The goal of every visitor is to follow the causeway that leads out to the gilded sanctum sanctorum and pay respects to the Guru Granth Sahib, the sacred book that is the sole object of Sikh veneration and was first installed there in 1604. Nanak, the first of the Sikh gurus (or "great teachers") whose thoughts are contained within its pages, was a 15th-century mystic with a simple message: "There is but One God. He is all that is." In the search for salvation, the only thing that matters is meditation on his name. "There is no Hindu," he said, "there is no Mussulman."
Whether or not Nanak ever meant to found a religion, Sikhs believe he did. And this place, where his teachings and those of four of his nine successors were brought together by the fifth guru, has special meaning for them. "It is, quite simply, the core of their...being," the Sikh historian Patwant Singh has written. "It represents so many things they are immensely proud of: the vision of their gurus who gave it form and wrote the scriptures on the banks of the sacred waters; the courage of their forebears who died defending it; and the devotion with which others laid their abundant wealth before it in gratitude for the inspiration it has provided...over the centuries."
That inspiration has been sorely needed. Always outnumbered, even in their Punjabi stronghold, the Sikhs have frequently found themselves under attack. They've never failed to fight back, against the Moguls who tried to exterminate them in the 17th century, the Afghans who razed the Golden Temple three times between 1748 and 1768 and the British who by 1849 had destroyed the sprawling 19th-century empire carved out by their ablest chieftain, Ranjit Singh. Later, Sikhs served out of all proportion to their numbers in the armed forces of independent India.
But the issue of Sikh autonomy has never fully been resolved. During the 1980s, bitter, sometimes bloody quarrels between the Indian government and elements of the Sikh community led to something like a civil war. In June of 1984, Prime Minister Indira Gandhi ordered a military assault against armed militants holed up within the Golden Temple complex. It killed several hundred Sikhs, many of them innocent pilgrims, and left the sacred structure badly damaged. Just five months later, two of Mrs.

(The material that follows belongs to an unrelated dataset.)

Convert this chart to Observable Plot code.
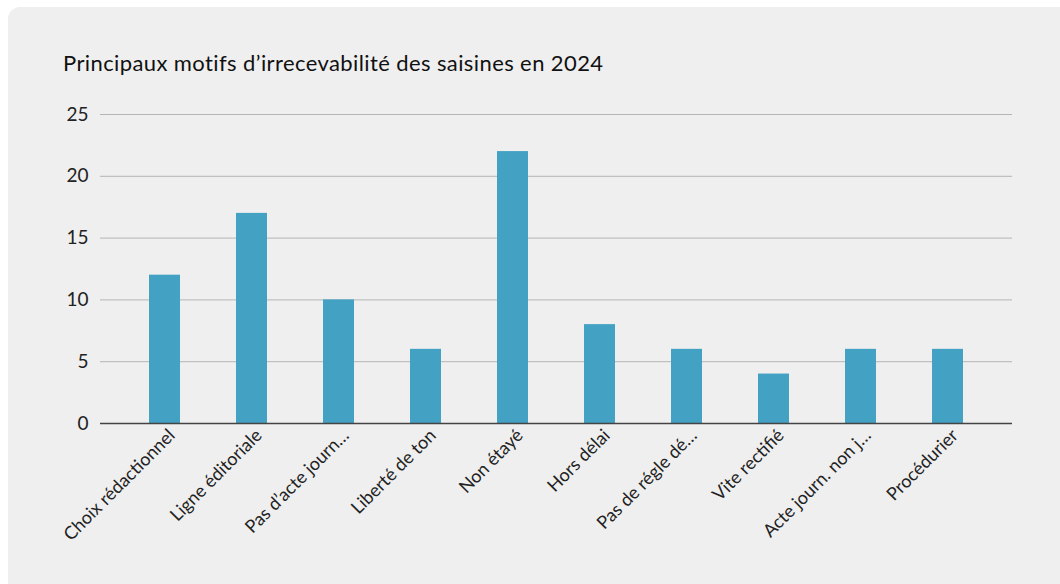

Gandhi's own Sikh bodyguards avenged that assault by assassinating her as she walked through her garden in New Delhi. Hindu mobs, egged on by politicians belonging to the late prime minister's Congress Party, then avenged that killing by butchering some 3,000 Sikhs in the streets of Delhi. More than a decade of sporadic violence followed before relative peace returned to the Punjabi countryside. But resentments remain: calendars featuring romanticized depictions of Sikhs killed during the conflict are for sale in every bazaar, and as we drove away from the temple, a cycle rickshaw crossed in front of us with flattering portraits of Mrs. Gandhi's assassins stenciled on its back.